Everyone who works in bioinformatics has encountered this problem at some point: Given a set of genes, cross reference each of the entries against another set of databases and aggregate the resulting queries as evidence with which to support conclusions drawn from some experiments. Common instances of this problem include: analyzing high throughput screening data for significant compounds / genes, performing gene enrichment analyses, and searching for GO term enrichment. The big problem here is nomenclature. Every database has its own ID for a gene/protein/ORF. So your gene set/list may be in one form, while the information you need is probably indexed in a database under another.

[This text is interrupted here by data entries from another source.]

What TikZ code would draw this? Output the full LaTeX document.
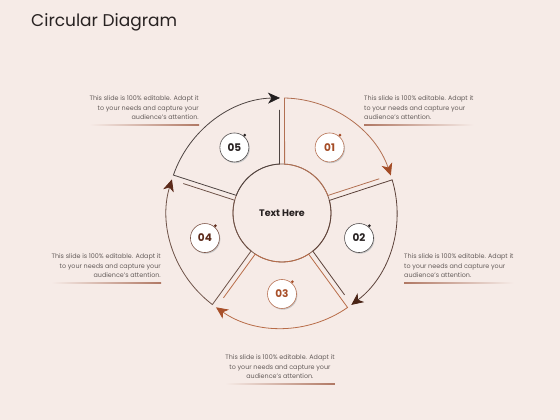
\documentclass[tikz,border=0pt]{standalone}
\usepackage{fontspec}
\setmainfont{Poppins}
\usetikzlibrary{arrows.meta,calc,shadows}

\definecolor{paper}{RGB}{246,235,231}
\definecolor{notegray}{RGB}{100,92,90}
\definecolor{darktext}{RGB}{40,34,34}
\definecolor{hubline}{RGB}{130,95,80}
\definecolor{rule}{RGB}{176,120,100}
% sector lines and arrow tips
\definecolor{c1}{RGB}{178,112,82}
\definecolor{c2}{RGB}{92,66,58}
\definecolor{c3}{RGB}{184,108,72}
\definecolor{c4}{RGB}{110,82,72}
\definecolor{c5}{RGB}{78,68,66}
\definecolor{t1}{RGB}{164,76,38}
\definecolor{t2}{RGB}{74,36,22}
\definecolor{t3}{RGB}{168,80,42}
\definecolor{t4}{RGB}{92,42,26}
\definecolor{t5}{RGB}{35,31,32}

\begin{document}
\begin{tikzpicture}[x=1pt,y=1pt,
    note/.style={font=\fontsize{6.4}{9.5}\selectfont, text=notegray, inner sep=0pt},
    badge/.style={circle, fill=white, draw=#1!80, line width=0.6pt, minimum size=29pt,
      inner sep=0pt, font=\fontsize{10.5}{12}\selectfont\bfseries, text=#1,
      drop shadow={shadow xshift=0.9pt, shadow yshift=-1.2pt, fill=black!22, opacity=1}},
    sector/.style={line width=0.8pt}]
  \fill[paper] (0,0) rectangle (560,420);
  \useasboundingbox (0,0) rectangle (560,420);
  \node[anchor=base west, inner sep=0pt, font=\fontsize{17}{20}\selectfont, text=darktext] (title) at (31,393) {Circular Diagram};

  \def\Ro{115} \def\ri{49} \def\g{2.5}
  \begin{scope}[shift={(282,207)}]
    \node[circle, draw=hubline, line width=0.8pt, minimum size=98pt,
      font=\fontsize{9.5}{11}\selectfont\bfseries, text=darktext] (hub) at (0,0) {Text Here};
    \foreach \a/\col/\tip in {90/c1/t1,18/c2/t2,-54/c3/t3,-126/c4/t4,162/c5/t5} {
      \pgfmathsetmacro\b{\a-72}
      \draw[sector,\col,-{Stealth[length=12pt,width=11pt,inset=3.5pt,color=\tip]}]
        ($(\b:\Ro-12)+(\b+90:\g)$) -- ($(\b:\ri)+(\b+90:\g)$)
        arc[start angle=\b+3, end angle=\a-3, radius=\ri]
        -- ($(\a:\Ro)+(\a-90:\g)$)
        arc[start angle=\a-1.2, end angle=\b+1, radius=\Ro];
    }
    \foreach \n/\ang/\col in {01/54/t1,02/-18/darktext,03/-90/t3,04/198/t4,05/126/darktext} {
      \node[badge=\col] (badge\n) at (\ang:81) {\n};
      \fill[\col] ($(badge\n.50)+(50:1.3)$) circle (1.5);
    }
  \end{scope}

  \node[note, anchor=east, align=right] (note5) at (199,312)
    {This slide is 100\% editable. Adapt it\\to your needs and capture your\\audience's attention.};
  \node[note, anchor=west, align=left] (note1) at (364,312)
    {This slide is 100\% editable. Adapt it\\to your needs and capture your\\audience's attention.};
  \node[note, anchor=west, align=left] (note2) at (404,154)
    {This slide is 100\% editable. Adapt it\\to your needs and capture your\\audience's attention.};
  \node[note, anchor=east, align=right] (note4) at (161,154)
    {This slide is 100\% editable. Adapt it\\to your needs and capture your\\audience's attention.};
  \node[note, align=center] (note3) at (280,53)
    {This slide is 100\% editable. Adapt it\\to your needs and capture your\\audience's attention.};

  \shade[left color=paper, right color=rule] ($(note5.south west)+(0,-4.5)$) rectangle ($(note5.south east)+(0,-5.1)$);
  \shade[left color=rule, right color=paper] ($(note1.south west)+(0,-4.5)$) rectangle ($(note1.south east)+(0,-5.1)$);
  \shade[left color=rule, right color=paper] ($(note2.south west)+(0,-4.5)$) rectangle ($(note2.south east)+(0,-5.1)$);
  \shade[left color=paper, right color=rule] ($(note4.south west)+(0,-4.5)$) rectangle ($(note4.south east)+(0,-5.1)$);
  \shade[left color=paper, right color=rule] ($(note3.south west)+(0,-4.5)$) rectangle ($(note3.south east)+(0,-5.1)$);
\end{tikzpicture}
\end{document}
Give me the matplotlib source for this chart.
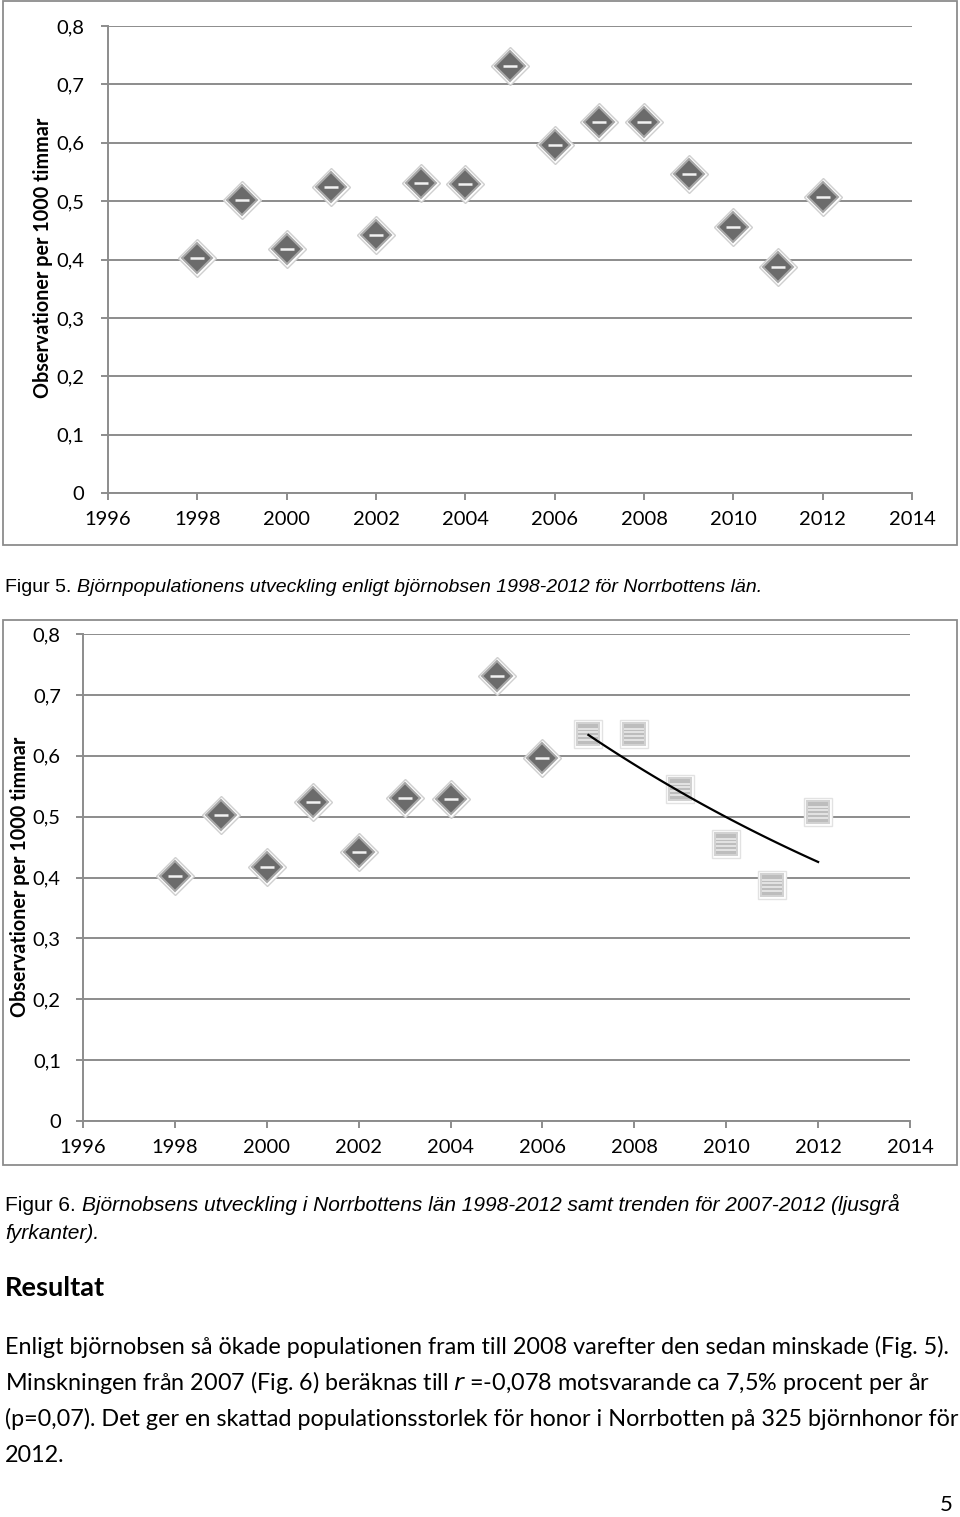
import numpy as np
import matplotlib
matplotlib.use("Agg")
import matplotlib.pyplot as plt
from matplotlib.patches import Rectangle
from matplotlib.path import Path

# data
years = [1998, 1999, 2000, 2001, 2002, 2003, 2004, 2005, 2006, 2007, 2008, 2009, 2010, 2011, 2012]
obs = [0.402, 0.502, 0.418, 0.524, 0.442, 0.531, 0.529, 0.731, 0.596, 0.635, 0.635, 0.546, 0.455, 0.387, 0.507]
trend_start = 2007
yticks = [0, 0.1, 0.2, 0.3, 0.4, 0.5, 0.6, 0.7, 0.8]
ytick_labels = ['0', '0,1', '0,2', '0,3', '0,4', '0,5', '0,6', '0,7', '0,8']
xticks = [1996, 1998, 2000, 2002, 2004, 2006, 2008, 2010, 2012, 2014]

ylabel = 'Observationer per 1000 timmar'
cap5_a = 'Figur 5. '
cap5_b = 'Björnpopulationens utveckling enligt björnobsen 1998-2012 för Norrbottens län.'
cap6_a = 'Figur 6. '
cap6_b = 'Björnobsens utveckling i Norrbottens län 1998-2012 samt trenden för 2007-2012 (ljusgrå'
cap6_c = 'fyrkanter).'
heading = 'Resultat'
body = ['Enligt björnobsen så ökade populationen fram till 2008 varefter den sedan minskade (Fig. 5).',
        'Minskningen från 2007 (Fig. 6) beräknas till $\\it{r}$ =-0,078 motsvarande ca 7,5% procent per år',
        '(p=0,07). Det ger en skattad populationsstorlek för honor i Norrbotten på 325 björnhonor för',
        '2012.']

W, H = 960, 1517
GRID = '#8c8c8c'
TXT = ['Lato', 'DejaVu Sans']

fig = plt.figure(figsize=(W / 100, H / 100), dpi=100)


def px_axes(x0, y0, x1, y1):
    # rectangle in pixel coords (top-left origin)
    return fig.add_axes([x0 / W, 1 - y1 / H, (x1 - x0) / W, (y1 - y0) / H])


def frame(x0, y0, x1, y1):
    fig.patches.append(Rectangle((x0 / W, 1 - y1 / H), (x1 - x0) / W, (y1 - y0) / H,
                                 transform=fig.transFigure, fill=False,
                                 edgecolor=GRID, lw=1.3))


def caption(y, head, rest, size):
    # regular "Figur n." followed by italic text on the same baseline
    t = fig.text(5 / W, 1 - y / H, head, ha='left', va='baseline', fontsize=size, family='Liberation Sans')
    fig.canvas.draw()
    bb = t.get_window_extent()
    fig.text(bb.x1 / W, 1 - y / H, rest, ha='left', va='baseline', fontsize=size,
             family='Liberation Sans', style='italic')


# striped marker for the trend years
stripes = Path([(-1, -0.55), (1, -0.55), (-1, -0.2), (1, -0.2), (-1, 0.15), (1, 0.15), (-1, 0.5), (1, 0.5)],
               [Path.MOVETO, Path.LINETO] * 4)


def diamonds(ax, xs, ys):
    ax.plot(xs, ys, 'D', ms=19, mfc='white', mec='#cfcfcf', mew=1.0, zorder=3)
    ax.plot(xs, ys, 'D', ms=15, mfc='#6b6b6b', mec='#a8a8a8', mew=1.5, zorder=4)
    ax.plot(xs, ys, '_', ms=10, mec='#f2f2f2', mew=1.8, zorder=5)


def squares(ax, xs, ys):
    ax.plot(xs, ys, 's', ms=20, mfc='white', mec='#e2e2e2', mew=1.0, zorder=3)
    ax.plot(xs, ys, 's', ms=16, mfc='#bdbdbd', mec='#d2d2d2', mew=1.5, zorder=4)
    ax.plot(xs, ys, marker=stripes, ls='none', ms=15, mec='#e6e6e6', mew=1.3, zorder=5)


def style(ax, ypad):
    ax.set_xlim(1996, 2014)
    ax.set_ylim(0, 0.8)
    ax.set_yticks(yticks)
    ax.set_yticklabels(ytick_labels)
    ax.set_xticks(xticks)
    ax.grid(axis='y', color=GRID, lw=1.4)
    ax.set_axisbelow(True)
    for s in ['top', 'right']:
        ax.spines[s].set_visible(False)
    for s in ['left', 'bottom']:
        ax.spines[s].set_color(GRID)
        ax.spines[s].set_linewidth(1.4)
    ax.tick_params(axis='both', colors=GRID, length=5, width=1.4, labelcolor='black', labelsize=14.5)
    ax.tick_params(axis='y', pad=ypad)
    ax.tick_params(axis='x', pad=8)
    for lab in ax.get_xticklabels() + ax.get_yticklabels():
        lab.set_family(TXT)


# ---- Figur 5 ----
frame(3, 1, 957, 545)
ax1 = px_axes(108, 26, 912, 493)
style(ax1, 12)
diamonds(ax1, years, obs)
fig.text(43 / W, 1 - 258 / H, ylabel, rotation=90, ha='center', va='center',
         fontsize=14.2, fontweight='bold', family=TXT)
caption(592, cap5_a, cap5_b, 14)

# ---- Figur 6 ----
frame(3, 620, 957, 1165)
ax2 = px_axes(83, 634, 910, 1121)
style(ax2, 11)
yrs = np.array(years)
vals = np.array(obs)
sel = yrs >= trend_start
diamonds(ax2, yrs[~sel], vals[~sel])
squares(ax2, yrs[sel], vals[sel])
# exponential trend fitted on 2007-2012
k, c = np.polyfit(yrs[sel] - trend_start, np.log(vals[sel]), 1)
tx = np.linspace(trend_start, yrs[sel].max(), 50)
ax2.plot(tx, np.exp(c + k * (tx - trend_start)), color='black', lw=1.6, zorder=6)
fig.text(20 / W, 1 - 877 / H, ylabel, rotation=90, ha='center', va='center',
         fontsize=14.2, fontweight='bold', family=TXT)

caption(1211, cap6_a, cap6_b, 15)
fig.text(5 / W, 1 - 1239 / H, cap6_c, ha='left', va='baseline', fontsize=15,
         family='Liberation Sans', style='italic')

# ---- text ----
fig.text(5 / W, 1 - 1288 / H, heading, ha='left', va='center', fontsize=19.5, fontweight='bold', family=TXT)
for i, line in enumerate(body):
    fig.text(5 / W, 1 - (1347 + 36 * i) / H, line, ha='left', va='center', fontsize=16.8, family=TXT)
fig.text(953 / W, 1 - 1505 / H, '5', ha='right', va='center', fontsize=16, family=TXT)

fig.savefig('out.png', dpi=100)
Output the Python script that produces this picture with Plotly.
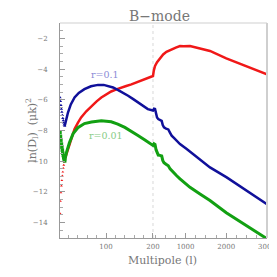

For example, the gene RAD52 is (according to SGD) known both by its standard name (RAD52) and its systematic name (YML032C). Yet it is also known as UPI00001683C2, UPI0000052F95(Uniparc – UniProt), AAA50352.1 AAT93163.1 CAA86623.1 DAA09866.1 (EMBL), NP_013680.2 (RefSeq), P06778-1 P06778.2 (SwissProt – UniProt). There are web applications that help searches like these. Two that do a good job are EBI’s Protein Identifier Cross-Reference service, and Uniprot’s ID mapper.
Yet still, each time I have had to solve this type of problem there are mistakes that must be manually corrected, as well as post processing on the returned table or matrix to correct formatting before your analysis can even begin. It seems like a problem where the minimum cost is still quite high for each instance, especially since the problem sizes are commonly on the order of hundreds of genes. I wonder, how much time has been collectively spent on this problem by all the bioinformatics researchers in the world? Also, does anyone out there have a better way to handle these types of jobs?